> [Task to complete] Reproduce every line of the listing as written, apart from the pictures.

******************************

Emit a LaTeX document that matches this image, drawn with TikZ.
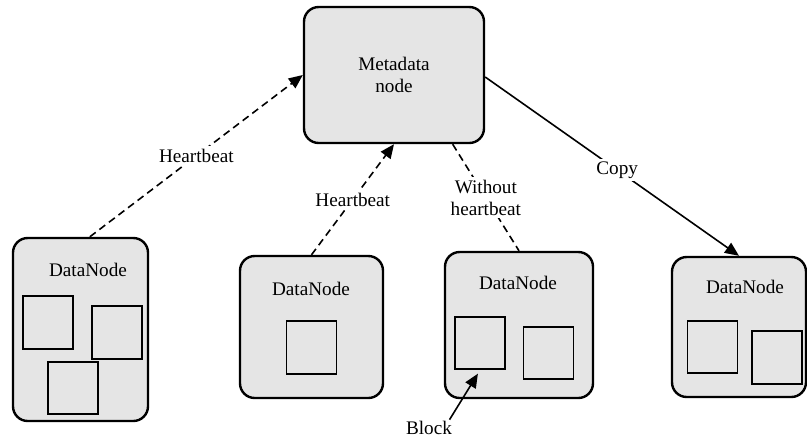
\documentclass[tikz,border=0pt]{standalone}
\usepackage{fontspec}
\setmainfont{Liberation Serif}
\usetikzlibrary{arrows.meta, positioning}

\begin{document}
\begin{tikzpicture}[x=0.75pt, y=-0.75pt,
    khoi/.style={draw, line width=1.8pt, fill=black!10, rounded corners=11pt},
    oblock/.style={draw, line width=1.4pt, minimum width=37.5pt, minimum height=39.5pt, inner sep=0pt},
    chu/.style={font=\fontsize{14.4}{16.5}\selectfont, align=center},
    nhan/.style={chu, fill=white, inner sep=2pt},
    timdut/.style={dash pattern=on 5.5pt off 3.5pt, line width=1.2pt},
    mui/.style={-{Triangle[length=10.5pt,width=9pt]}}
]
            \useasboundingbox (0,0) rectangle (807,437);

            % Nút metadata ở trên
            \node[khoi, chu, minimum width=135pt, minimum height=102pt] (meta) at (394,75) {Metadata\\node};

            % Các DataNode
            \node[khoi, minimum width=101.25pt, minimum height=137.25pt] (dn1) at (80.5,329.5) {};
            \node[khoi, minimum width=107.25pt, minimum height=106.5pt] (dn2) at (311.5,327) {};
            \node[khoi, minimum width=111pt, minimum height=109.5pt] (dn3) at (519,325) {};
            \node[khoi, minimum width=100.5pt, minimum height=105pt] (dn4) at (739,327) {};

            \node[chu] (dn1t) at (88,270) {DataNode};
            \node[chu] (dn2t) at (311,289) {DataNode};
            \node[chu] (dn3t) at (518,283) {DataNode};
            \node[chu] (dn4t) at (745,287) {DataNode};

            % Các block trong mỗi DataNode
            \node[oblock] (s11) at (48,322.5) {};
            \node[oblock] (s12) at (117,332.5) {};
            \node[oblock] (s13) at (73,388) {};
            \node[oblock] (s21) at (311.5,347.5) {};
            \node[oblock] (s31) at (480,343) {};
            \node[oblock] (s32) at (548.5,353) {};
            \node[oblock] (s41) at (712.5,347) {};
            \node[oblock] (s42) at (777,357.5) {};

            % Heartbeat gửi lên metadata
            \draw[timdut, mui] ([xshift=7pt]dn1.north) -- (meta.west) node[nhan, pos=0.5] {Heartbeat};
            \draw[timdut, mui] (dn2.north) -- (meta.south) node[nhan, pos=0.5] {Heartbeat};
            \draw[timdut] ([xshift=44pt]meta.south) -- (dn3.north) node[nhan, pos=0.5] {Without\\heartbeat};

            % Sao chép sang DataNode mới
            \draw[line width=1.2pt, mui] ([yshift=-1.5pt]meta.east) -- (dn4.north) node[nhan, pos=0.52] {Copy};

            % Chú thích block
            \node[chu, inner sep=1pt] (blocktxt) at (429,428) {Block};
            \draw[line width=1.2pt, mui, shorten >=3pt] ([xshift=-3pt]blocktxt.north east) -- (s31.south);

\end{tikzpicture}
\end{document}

******************************

> [Expected answer]
Emit a LaTeX document that matches this image, drawn with TikZ.
\documentclass[tikz,border=0pt]{standalone}
\usepackage{fontspec}
\setmainfont{Liberation Serif}
\usetikzlibrary{arrows.meta, positioning}

\begin{document}
\begin{tikzpicture}[x=0.75pt, y=-0.75pt,
    khoi/.style={draw, line width=1.8pt, fill=black!10, rounded corners=11pt},
    oblock/.style={draw, line width=1.4pt, minimum width=37.5pt, minimum height=39.5pt, inner sep=0pt},
    chu/.style={font=\fontsize{14.4}{16.5}\selectfont, align=center},
    nhan/.style={chu, fill=white, inner sep=2pt},
    timdut/.style={dash pattern=on 5.5pt off 3.5pt, line width=1.2pt},
    mui/.style={-{Triangle[length=10.5pt,width=9pt]}}
]
            \useasboundingbox (0,0) rectangle (807,437);

            % Nút metadata ở trên
            \node[khoi, chu, minimum width=135pt, minimum height=102pt] (meta) at (394,75) {Metadata\\node};

            % Các DataNode
            \node[khoi, minimum width=101.25pt, minimum height=137.25pt] (dn1) at (80.5,329.5) {};
            \node[khoi, minimum width=107.25pt, minimum height=106.5pt] (dn2) at (311.5,327) {};
            \node[khoi, minimum width=111pt, minimum height=109.5pt] (dn3) at (519,325) {};
            \node[khoi, minimum width=100.5pt, minimum height=105pt] (dn4) at (739,327) {};

            \node[chu] (dn1t) at (88,270) {DataNode};
            \node[chu] (dn2t) at (311,289) {DataNode};
            \node[chu] (dn3t) at (518,283) {DataNode};
            \node[chu] (dn4t) at (745,287) {DataNode};

            % Các block trong mỗi DataNode
            \node[oblock] (s11) at (48,322.5) {};
            \node[oblock] (s12) at (117,332.5) {};
            \node[oblock] (s13) at (73,388) {};
            \node[oblock] (s21) at (311.5,347.5) {};
            \node[oblock] (s31) at (480,343) {};
            \node[oblock] (s32) at (548.5,353) {};
            \node[oblock] (s41) at (712.5,347) {};
            \node[oblock] (s42) at (777,357.5) {};

            % Heartbeat gửi lên metadata
            \draw[timdut, mui] ([xshift=7pt]dn1.north) -- (meta.west) node[nhan, pos=0.5] {Heartbeat};
            \draw[timdut, mui] (dn2.north) -- (meta.south) node[nhan, pos=0.5] {Heartbeat};
            \draw[timdut] ([xshift=44pt]meta.south) -- (dn3.north) node[nhan, pos=0.5] {Without\\heartbeat};

            % Sao chép sang DataNode mới
            \draw[line width=1.2pt, mui] ([yshift=-1.5pt]meta.east) -- (dn4.north) node[nhan, pos=0.52] {Copy};

            % Chú thích block
            \node[chu, inner sep=1pt] (blocktxt) at (429,428) {Block};
            \draw[line width=1.2pt, mui, shorten >=3pt] ([xshift=-3pt]blocktxt.north east) -- (s31.south);

\end{tikzpicture}
\end{document}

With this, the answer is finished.